- **Raw data**
┄┄┄┄┄┄┄┄┄┄┄┄┄┄┄┄┄┄┄┄

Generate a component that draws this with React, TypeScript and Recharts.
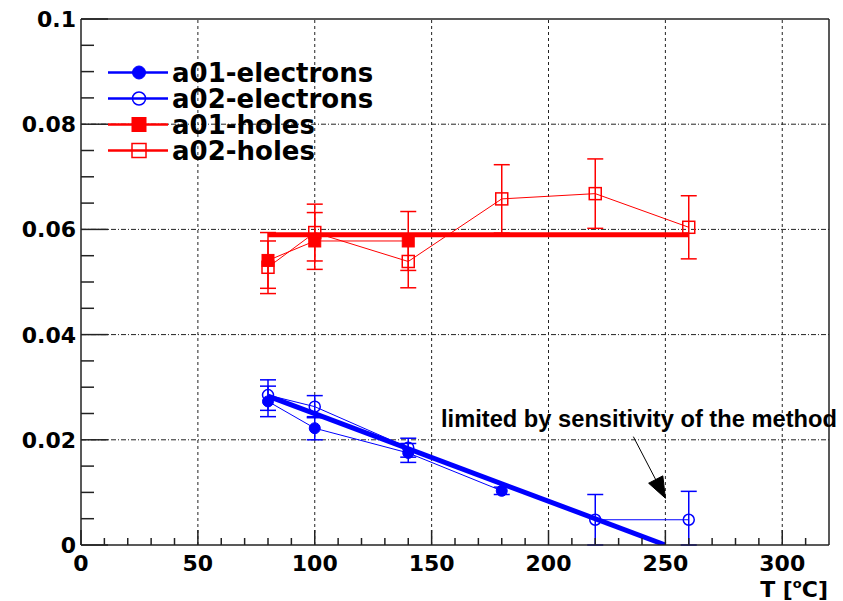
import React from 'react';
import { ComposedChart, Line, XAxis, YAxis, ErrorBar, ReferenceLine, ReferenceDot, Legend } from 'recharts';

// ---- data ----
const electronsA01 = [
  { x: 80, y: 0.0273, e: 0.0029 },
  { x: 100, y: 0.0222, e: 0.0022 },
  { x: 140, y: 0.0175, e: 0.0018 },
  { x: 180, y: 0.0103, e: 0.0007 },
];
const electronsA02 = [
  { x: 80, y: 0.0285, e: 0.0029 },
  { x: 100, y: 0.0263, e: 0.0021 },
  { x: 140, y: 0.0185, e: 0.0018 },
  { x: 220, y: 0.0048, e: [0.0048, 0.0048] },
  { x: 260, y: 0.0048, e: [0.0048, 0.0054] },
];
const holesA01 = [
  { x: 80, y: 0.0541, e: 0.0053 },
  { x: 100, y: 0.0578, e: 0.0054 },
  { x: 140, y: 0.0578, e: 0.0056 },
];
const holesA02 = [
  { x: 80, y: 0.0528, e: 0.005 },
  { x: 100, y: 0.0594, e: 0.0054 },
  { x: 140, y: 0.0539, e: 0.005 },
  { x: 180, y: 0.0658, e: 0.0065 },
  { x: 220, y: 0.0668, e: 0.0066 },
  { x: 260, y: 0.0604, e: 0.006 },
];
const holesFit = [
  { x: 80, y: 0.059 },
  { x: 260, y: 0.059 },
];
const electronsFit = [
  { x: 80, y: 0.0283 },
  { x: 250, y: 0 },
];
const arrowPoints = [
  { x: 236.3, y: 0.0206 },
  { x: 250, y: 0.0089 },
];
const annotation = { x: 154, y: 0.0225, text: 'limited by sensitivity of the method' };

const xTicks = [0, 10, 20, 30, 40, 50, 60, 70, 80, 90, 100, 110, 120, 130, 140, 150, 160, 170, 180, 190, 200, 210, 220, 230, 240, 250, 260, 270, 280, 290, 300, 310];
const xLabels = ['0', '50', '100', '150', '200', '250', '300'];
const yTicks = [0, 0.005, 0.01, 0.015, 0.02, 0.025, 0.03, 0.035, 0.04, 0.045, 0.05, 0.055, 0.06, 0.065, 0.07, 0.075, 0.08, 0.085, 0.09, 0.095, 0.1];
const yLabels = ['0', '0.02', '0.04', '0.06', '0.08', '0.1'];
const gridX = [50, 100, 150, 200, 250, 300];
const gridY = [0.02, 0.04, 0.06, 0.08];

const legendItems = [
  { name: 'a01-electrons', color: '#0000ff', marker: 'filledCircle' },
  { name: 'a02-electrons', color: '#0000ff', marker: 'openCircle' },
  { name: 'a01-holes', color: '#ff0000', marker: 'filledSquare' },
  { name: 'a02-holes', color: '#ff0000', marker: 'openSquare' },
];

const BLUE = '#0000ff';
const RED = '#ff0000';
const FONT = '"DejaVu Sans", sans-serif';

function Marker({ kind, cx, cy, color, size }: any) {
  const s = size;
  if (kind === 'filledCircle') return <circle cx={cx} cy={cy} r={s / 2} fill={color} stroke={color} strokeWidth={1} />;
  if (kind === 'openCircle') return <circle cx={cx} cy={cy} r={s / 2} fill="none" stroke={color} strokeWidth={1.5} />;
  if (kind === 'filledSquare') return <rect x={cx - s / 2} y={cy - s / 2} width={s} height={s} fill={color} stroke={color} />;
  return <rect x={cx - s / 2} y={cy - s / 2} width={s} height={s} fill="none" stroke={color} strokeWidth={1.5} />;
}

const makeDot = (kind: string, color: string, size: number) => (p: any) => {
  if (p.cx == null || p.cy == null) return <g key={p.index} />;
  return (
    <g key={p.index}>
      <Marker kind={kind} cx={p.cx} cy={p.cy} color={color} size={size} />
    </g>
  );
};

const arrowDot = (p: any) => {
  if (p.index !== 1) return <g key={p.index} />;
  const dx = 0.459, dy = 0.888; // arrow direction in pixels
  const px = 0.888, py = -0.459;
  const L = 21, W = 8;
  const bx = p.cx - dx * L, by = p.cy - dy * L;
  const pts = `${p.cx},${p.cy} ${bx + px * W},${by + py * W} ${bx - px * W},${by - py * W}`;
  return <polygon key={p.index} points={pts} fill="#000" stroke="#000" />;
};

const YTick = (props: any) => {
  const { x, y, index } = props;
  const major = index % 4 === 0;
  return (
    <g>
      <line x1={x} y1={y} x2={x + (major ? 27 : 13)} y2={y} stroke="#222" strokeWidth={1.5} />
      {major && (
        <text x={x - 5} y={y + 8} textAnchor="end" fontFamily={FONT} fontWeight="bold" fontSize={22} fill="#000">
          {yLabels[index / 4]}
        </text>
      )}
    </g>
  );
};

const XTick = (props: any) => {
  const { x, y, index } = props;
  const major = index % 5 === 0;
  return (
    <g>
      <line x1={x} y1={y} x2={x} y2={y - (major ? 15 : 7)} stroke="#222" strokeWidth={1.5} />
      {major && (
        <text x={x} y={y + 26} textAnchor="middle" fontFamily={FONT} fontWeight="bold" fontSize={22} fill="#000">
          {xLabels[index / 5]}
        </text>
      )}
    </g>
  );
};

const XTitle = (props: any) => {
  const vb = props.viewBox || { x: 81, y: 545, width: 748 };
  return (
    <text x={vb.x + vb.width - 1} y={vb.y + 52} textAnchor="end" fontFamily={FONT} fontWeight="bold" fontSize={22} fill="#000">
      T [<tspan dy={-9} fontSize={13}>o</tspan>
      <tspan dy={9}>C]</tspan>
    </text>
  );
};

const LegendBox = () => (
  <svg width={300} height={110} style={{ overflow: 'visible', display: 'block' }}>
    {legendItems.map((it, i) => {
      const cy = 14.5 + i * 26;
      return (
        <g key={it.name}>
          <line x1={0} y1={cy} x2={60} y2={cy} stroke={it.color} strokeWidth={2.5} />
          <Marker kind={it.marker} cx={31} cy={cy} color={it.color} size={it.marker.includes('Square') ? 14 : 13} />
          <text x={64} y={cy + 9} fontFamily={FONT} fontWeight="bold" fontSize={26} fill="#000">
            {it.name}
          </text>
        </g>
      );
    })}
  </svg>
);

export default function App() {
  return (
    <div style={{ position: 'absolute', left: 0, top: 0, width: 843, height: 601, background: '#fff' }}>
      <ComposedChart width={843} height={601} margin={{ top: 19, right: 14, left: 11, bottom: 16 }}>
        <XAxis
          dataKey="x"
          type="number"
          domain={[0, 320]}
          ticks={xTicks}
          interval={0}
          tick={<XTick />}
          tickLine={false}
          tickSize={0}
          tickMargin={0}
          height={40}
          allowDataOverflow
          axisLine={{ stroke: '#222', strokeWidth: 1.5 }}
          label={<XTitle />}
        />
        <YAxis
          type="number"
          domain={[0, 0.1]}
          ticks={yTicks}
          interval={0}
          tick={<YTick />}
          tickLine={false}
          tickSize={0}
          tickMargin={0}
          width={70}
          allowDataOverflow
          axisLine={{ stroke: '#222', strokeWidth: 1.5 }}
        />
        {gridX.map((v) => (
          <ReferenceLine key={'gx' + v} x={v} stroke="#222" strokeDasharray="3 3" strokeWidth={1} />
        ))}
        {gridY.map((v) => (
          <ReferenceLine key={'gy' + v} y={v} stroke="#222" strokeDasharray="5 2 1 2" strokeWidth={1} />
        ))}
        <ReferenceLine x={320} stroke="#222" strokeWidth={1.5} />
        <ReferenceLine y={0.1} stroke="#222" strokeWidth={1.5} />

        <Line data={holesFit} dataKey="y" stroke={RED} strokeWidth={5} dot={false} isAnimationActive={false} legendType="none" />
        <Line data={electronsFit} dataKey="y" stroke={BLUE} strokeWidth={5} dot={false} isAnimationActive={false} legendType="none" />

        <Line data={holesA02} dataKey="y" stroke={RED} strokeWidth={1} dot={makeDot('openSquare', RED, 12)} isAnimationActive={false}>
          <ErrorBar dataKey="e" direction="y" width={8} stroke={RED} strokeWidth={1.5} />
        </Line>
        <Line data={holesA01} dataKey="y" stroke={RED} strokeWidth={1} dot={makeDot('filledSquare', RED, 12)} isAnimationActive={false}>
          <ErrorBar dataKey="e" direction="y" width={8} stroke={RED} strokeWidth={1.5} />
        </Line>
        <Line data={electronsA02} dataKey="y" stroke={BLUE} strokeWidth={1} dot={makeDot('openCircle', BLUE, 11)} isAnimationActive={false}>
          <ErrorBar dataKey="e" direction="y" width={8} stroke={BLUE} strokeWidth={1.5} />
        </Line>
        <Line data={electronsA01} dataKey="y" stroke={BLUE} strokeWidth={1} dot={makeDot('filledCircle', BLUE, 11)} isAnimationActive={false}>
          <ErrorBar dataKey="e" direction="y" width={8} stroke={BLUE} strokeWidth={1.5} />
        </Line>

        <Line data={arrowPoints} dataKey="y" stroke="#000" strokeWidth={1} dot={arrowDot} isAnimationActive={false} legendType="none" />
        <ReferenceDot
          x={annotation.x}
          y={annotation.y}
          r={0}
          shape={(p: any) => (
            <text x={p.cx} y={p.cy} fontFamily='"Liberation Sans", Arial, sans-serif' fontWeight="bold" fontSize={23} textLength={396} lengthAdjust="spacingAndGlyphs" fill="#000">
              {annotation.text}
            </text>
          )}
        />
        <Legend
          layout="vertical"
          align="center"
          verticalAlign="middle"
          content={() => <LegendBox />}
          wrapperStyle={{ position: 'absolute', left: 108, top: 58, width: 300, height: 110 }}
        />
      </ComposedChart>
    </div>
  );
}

┄┄┄┄┄┄┄┄┄┄┄┄┄┄┄┄┄┄┄┄

- **What needs to be done**
Write out the lines from the start of the material to the line with "0.0225, text: 'limited", inclusive and exactly. Skip the pictures.

- **Task output**
Generate a component that draws this with React, TypeScript and Recharts.
import React from 'react';
import { ComposedChart, Line, XAxis, YAxis, ErrorBar, ReferenceLine, ReferenceDot, Legend } from 'recharts';

// ---- data ----
const electronsA01 = [
  { x: 80, y: 0.0273, e: 0.0029 },
  { x: 100, y: 0.0222, e: 0.0022 },
  { x: 140, y: 0.0175, e: 0.0018 },
  { x: 180, y: 0.0103, e: 0.0007 },
];
const electronsA02 = [
  { x: 80, y: 0.0285, e: 0.0029 },
  { x: 100, y: 0.0263, e: 0.0021 },
  { x: 140, y: 0.0185, e: 0.0018 },
  { x: 220, y: 0.0048, e: [0.0048, 0.0048] },
  { x: 260, y: 0.0048, e: [0.0048, 0.0054] },
];
const holesA01 = [
  { x: 80, y: 0.0541, e: 0.0053 },
  { x: 100, y: 0.0578, e: 0.0054 },
  { x: 140, y: 0.0578, e: 0.0056 },
];
const holesA02 = [
  { x: 80, y: 0.0528, e: 0.005 },
  { x: 100, y: 0.0594, e: 0.0054 },
  { x: 140, y: 0.0539, e: 0.005 },
  { x: 180, y: 0.0658, e: 0.0065 },
  { x: 220, y: 0.0668, e: 0.0066 },
  { x: 260, y: 0.0604, e: 0.006 },
];
const holesFit = [
  { x: 80, y: 0.059 },
  { x: 260, y: 0.059 },
];
const electronsFit = [
  { x: 80, y: 0.0283 },
  { x: 250, y: 0 },
];
const arrowPoints = [
  { x: 236.3, y: 0.0206 },
  { x: 250, y: 0.0089 },
];
const annotation = { x: 154, y: 0.0225, text: 'limited by sensitivity of the method' };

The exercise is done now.